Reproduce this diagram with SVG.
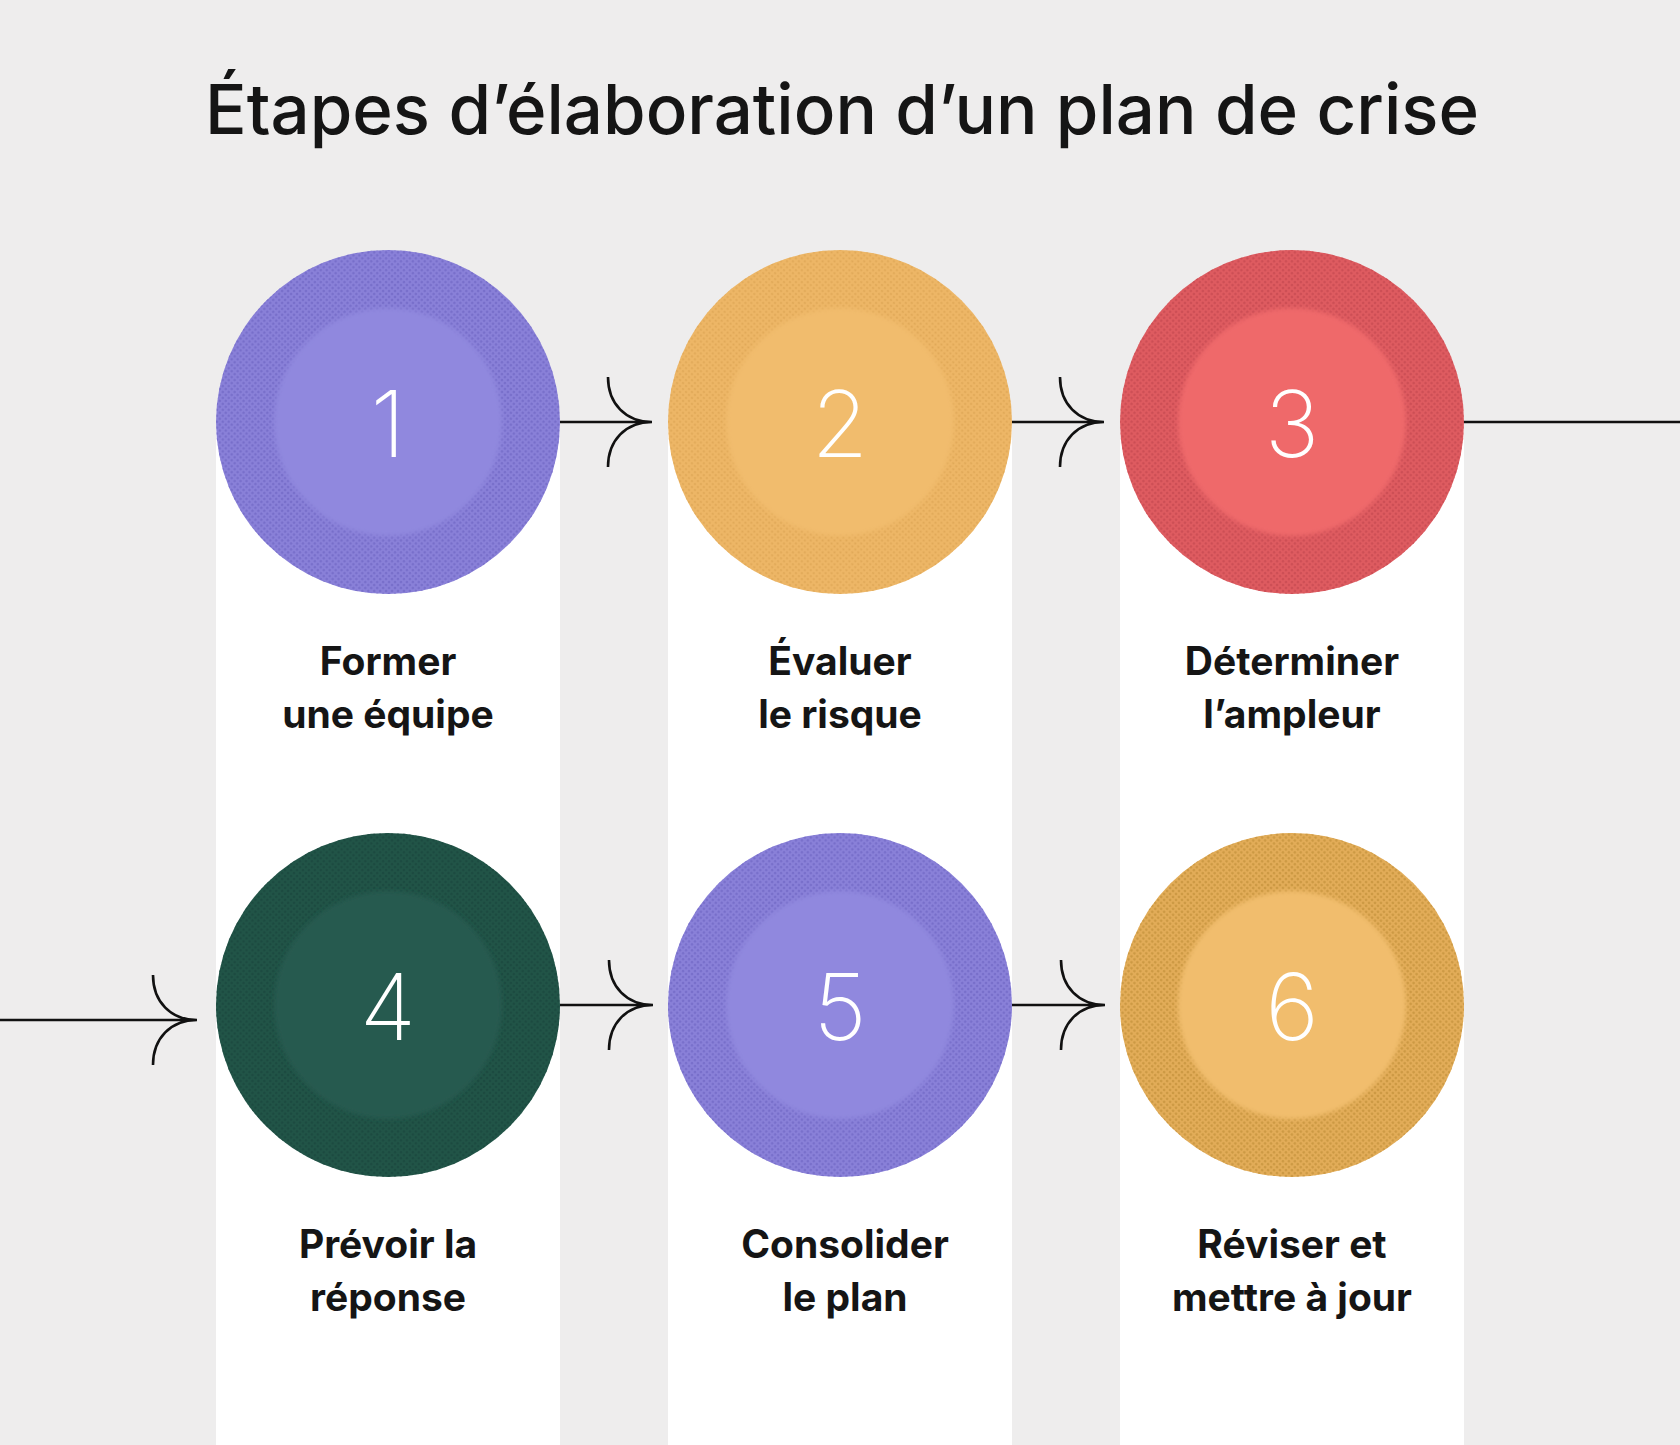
<svg xmlns="http://www.w3.org/2000/svg" width="1680" height="1445" viewBox="0 0 1680 1445">
<style>
.title{font-family:Inter,"Noto Sans",sans-serif;font-weight:500;font-size:69px;fill:#151515;text-anchor:middle}
.num{font-family:Inter,"Noto Sans",sans-serif;font-weight:200;font-size:92px;fill:#ffffff;text-anchor:middle}
.lbl{font-family:Inter,"Noto Sans",sans-serif;font-weight:700;font-size:39px;fill:#151515;text-anchor:middle}
.col{fill:#ffffff}
.conn{fill:none;stroke:#111111;stroke-width:2.6;stroke-linecap:butt}
</style>
<defs>
<pattern id="dPurple" width="4.2" height="4.2" patternUnits="userSpaceOnUse" patternTransform="rotate(45)"><circle cx="2.1" cy="2.1" r="1.2" fill="#7269c6"/></pattern>
<pattern id="dYellow" width="4.2" height="4.2" patternUnits="userSpaceOnUse" patternTransform="rotate(45)"><circle cx="2.1" cy="2.1" r="1.1" fill="#dba352"/></pattern>
<pattern id="dRed" width="4.2" height="4.2" patternUnits="userSpaceOnUse" patternTransform="rotate(45)"><circle cx="2.1" cy="2.1" r="1.2" fill="#c84b52"/></pattern>
<pattern id="dGreen" width="4.2" height="4.2" patternUnits="userSpaceOnUse" patternTransform="rotate(45)"><circle cx="2.1" cy="2.1" r="1.2" fill="#1a473e"/></pattern>
<pattern id="dGold" width="4.2" height="4.2" patternUnits="userSpaceOnUse" patternTransform="rotate(45)"><circle cx="2.1" cy="2.1" r="1.3" fill="#c8953f"/></pattern>
<filter id="soft" x="-10%" y="-10%" width="120%" height="120%"><feGaussianBlur stdDeviation="2"/></filter>
</defs>
<rect x="0" y="0" width="1680" height="1445" fill="#eeeded"/>
<rect class="col" x="216" y="422" width="344" height="1023"/>
<rect class="col" x="668" y="422" width="344" height="1023"/>
<rect class="col" x="1120" y="422" width="344" height="1023"/>
<text class="title" x="842" y="134">Étapes d’élaboration d’un plan de crise</text>
<g id="connectors">
<path class="conn" d="M560 422 H652 M608 377 C608 404 626 422 652 422 C626 422 608 440 608 467"/>
<path class="conn" d="M1012 422 H1104 M1060 377 C1060 404 1078 422 1104 422 C1078 422 1060 440 1060 467"/>
<path class="conn" d="M1464 422 H1680"/>
<path class="conn" d="M0 1020 H197 M153 975 C153 1002 171 1020 197 1020 C171 1020 153 1038 153 1065"/>
<path class="conn" d="M560 1005 H653 M609 960 C609 987 627 1005 653 1005 C627 1005 609 1023 609 1050"/>
<path class="conn" d="M1012 1005 H1105 M1061 960 C1061 987 1079 1005 1105 1005 C1079 1005 1061 1023 1061 1050"/>
</g>
<g id="node1">
<circle cx="388" cy="422" r="172" fill="#8980d8"/>
<circle cx="388" cy="422" r="172" fill="url(#dPurple)" opacity="0.8"/>
<circle cx="388" cy="422" r="114" fill="#9088de" filter="url(#soft)"/>
<text class="num" x="388" y="457">1</text>
<text class="lbl" x="388" y="675">Former</text>
<text class="lbl" x="388" y="728">une équipe</text>
</g>
<g id="node2">
<circle cx="840" cy="422" r="172" fill="#edb666"/>
<circle cx="840" cy="422" r="172" fill="url(#dYellow)" opacity="0.7"/>
<circle cx="840" cy="422" r="114" fill="#f1bc6d" filter="url(#soft)"/>
<text class="num" x="840" y="457">2</text>
<text class="lbl" x="840" y="675">Évaluer</text>
<text class="lbl" x="840" y="728">le risque</text>
</g>
<g id="node3">
<circle cx="1292" cy="422" r="172" fill="#de5b60"/>
<circle cx="1292" cy="422" r="172" fill="url(#dRed)" opacity="0.85"/>
<circle cx="1292" cy="422" r="114" fill="#ef696b" filter="url(#soft)"/>
<text class="num" x="1292" y="457">3</text>
<text class="lbl" x="1292" y="675">Déterminer</text>
<text class="lbl" x="1292" y="728">l’ampleur</text>
</g>
<g id="node4">
<circle cx="388" cy="1005" r="172" fill="#215447"/>
<circle cx="388" cy="1005" r="172" fill="url(#dGreen)" opacity="0.8"/>
<circle cx="388" cy="1005" r="114" fill="#265a50" filter="url(#soft)"/>
<text class="num" x="388" y="1040">4</text>
<text class="lbl" x="388" y="1258">Prévoir la</text>
<text class="lbl" x="388" y="1311">réponse</text>
</g>
<g id="node5">
<circle cx="840" cy="1005" r="172" fill="#8980d8"/>
<circle cx="840" cy="1005" r="172" fill="url(#dPurple)" opacity="0.8"/>
<circle cx="840" cy="1005" r="114" fill="#9088de" filter="url(#soft)"/>
<text class="num" x="840" y="1040">5</text>
<text class="lbl" x="845" y="1258">Consolider</text>
<text class="lbl" x="845" y="1311">le plan</text>
</g>
<g id="node6">
<circle cx="1292" cy="1005" r="172" fill="#e2ac58"/>
<circle cx="1292" cy="1005" r="172" fill="url(#dGold)" opacity="0.85"/>
<circle cx="1292" cy="1005" r="114" fill="#f1bd6d" filter="url(#soft)"/>
<text class="num" x="1292" y="1040">6</text>
<text class="lbl" x="1292" y="1258">Réviser et</text>
<text class="lbl" x="1292" y="1311">mettre à jour</text>
</g>
</svg>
════
Leave out the pictures and copy the rest of the material above exactly.

Reproduce this diagram with SVG.
<svg xmlns="http://www.w3.org/2000/svg" width="1680" height="1445" viewBox="0 0 1680 1445">
<style>
.title{font-family:Inter,"Noto Sans",sans-serif;font-weight:500;font-size:69px;fill:#151515;text-anchor:middle}
.num{font-family:Inter,"Noto Sans",sans-serif;font-weight:200;font-size:92px;fill:#ffffff;text-anchor:middle}
.lbl{font-family:Inter,"Noto Sans",sans-serif;font-weight:700;font-size:39px;fill:#151515;text-anchor:middle}
.col{fill:#ffffff}
.conn{fill:none;stroke:#111111;stroke-width:2.6;stroke-linecap:butt}
</style>
<defs>
<pattern id="dPurple" width="4.2" height="4.2" patternUnits="userSpaceOnUse" patternTransform="rotate(45)"><circle cx="2.1" cy="2.1" r="1.2" fill="#7269c6"/></pattern>
<pattern id="dYellow" width="4.2" height="4.2" patternUnits="userSpaceOnUse" patternTransform="rotate(45)"><circle cx="2.1" cy="2.1" r="1.1" fill="#dba352"/></pattern>
<pattern id="dRed" width="4.2" height="4.2" patternUnits="userSpaceOnUse" patternTransform="rotate(45)"><circle cx="2.1" cy="2.1" r="1.2" fill="#c84b52"/></pattern>
<pattern id="dGreen" width="4.2" height="4.2" patternUnits="userSpaceOnUse" patternTransform="rotate(45)"><circle cx="2.1" cy="2.1" r="1.2" fill="#1a473e"/></pattern>
<pattern id="dGold" width="4.2" height="4.2" patternUnits="userSpaceOnUse" patternTransform="rotate(45)"><circle cx="2.1" cy="2.1" r="1.3" fill="#c8953f"/></pattern>
<filter id="soft" x="-10%" y="-10%" width="120%" height="120%"><feGaussianBlur stdDeviation="2"/></filter>
</defs>
<rect x="0" y="0" width="1680" height="1445" fill="#eeeded"/>
<rect class="col" x="216" y="422" width="344" height="1023"/>
<rect class="col" x="668" y="422" width="344" height="1023"/>
<rect class="col" x="1120" y="422" width="344" height="1023"/>
<text class="title" x="842" y="134">Étapes d’élaboration d’un plan de crise</text>
<g id="connectors">
<path class="conn" d="M560 422 H652 M608 377 C608 404 626 422 652 422 C626 422 608 440 608 467"/>
<path class="conn" d="M1012 422 H1104 M1060 377 C1060 404 1078 422 1104 422 C1078 422 1060 440 1060 467"/>
<path class="conn" d="M1464 422 H1680"/>
<path class="conn" d="M0 1020 H197 M153 975 C153 1002 171 1020 197 1020 C171 1020 153 1038 153 1065"/>
<path class="conn" d="M560 1005 H653 M609 960 C609 987 627 1005 653 1005 C627 1005 609 1023 609 1050"/>
<path class="conn" d="M1012 1005 H1105 M1061 960 C1061 987 1079 1005 1105 1005 C1079 1005 1061 1023 1061 1050"/>
</g>
<g id="node1">
<circle cx="388" cy="422" r="172" fill="#8980d8"/>
<circle cx="388" cy="422" r="172" fill="url(#dPurple)" opacity="0.8"/>
<circle cx="388" cy="422" r="114" fill="#9088de" filter="url(#soft)"/>
<text class="num" x="388" y="457">1</text>
<text class="lbl" x="388" y="675">Former</text>
<text class="lbl" x="388" y="728">une équipe</text>
</g>
<g id="node2">
<circle cx="840" cy="422" r="172" fill="#edb666"/>
<circle cx="840" cy="422" r="172" fill="url(#dYellow)" opacity="0.7"/>
<circle cx="840" cy="422" r="114" fill="#f1bc6d" filter="url(#soft)"/>
<text class="num" x="840" y="457">2</text>
<text class="lbl" x="840" y="675">Évaluer</text>
<text class="lbl" x="840" y="728">le risque</text>
</g>
<g id="node3">
<circle cx="1292" cy="422" r="172" fill="#de5b60"/>
<circle cx="1292" cy="422" r="172" fill="url(#dRed)" opacity="0.85"/>
<circle cx="1292" cy="422" r="114" fill="#ef696b" filter="url(#soft)"/>
<text class="num" x="1292" y="457">3</text>
<text class="lbl" x="1292" y="675">Déterminer</text>
<text class="lbl" x="1292" y="728">l’ampleur</text>
</g>
<g id="node4">
<circle cx="388" cy="1005" r="172" fill="#215447"/>
<circle cx="388" cy="1005" r="172" fill="url(#dGreen)" opacity="0.8"/>
<circle cx="388" cy="1005" r="114" fill="#265a50" filter="url(#soft)"/>
<text class="num" x="388" y="1040">4</text>
<text class="lbl" x="388" y="1258">Prévoir la</text>
<text class="lbl" x="388" y="1311">réponse</text>
</g>
<g id="node5">
<circle cx="840" cy="1005" r="172" fill="#8980d8"/>
<circle cx="840" cy="1005" r="172" fill="url(#dPurple)" opacity="0.8"/>
<circle cx="840" cy="1005" r="114" fill="#9088de" filter="url(#soft)"/>
<text class="num" x="840" y="1040">5</text>
<text class="lbl" x="845" y="1258">Consolider</text>
<text class="lbl" x="845" y="1311">le plan</text>
</g>
<g id="node6">
<circle cx="1292" cy="1005" r="172" fill="#e2ac58"/>
<circle cx="1292" cy="1005" r="172" fill="url(#dGold)" opacity="0.85"/>
<circle cx="1292" cy="1005" r="114" fill="#f1bd6d" filter="url(#soft)"/>
<text class="num" x="1292" y="1040">6</text>
<text class="lbl" x="1292" y="1258">Réviser et</text>
<text class="lbl" x="1292" y="1311">mettre à jour</text>
</g>
</svg>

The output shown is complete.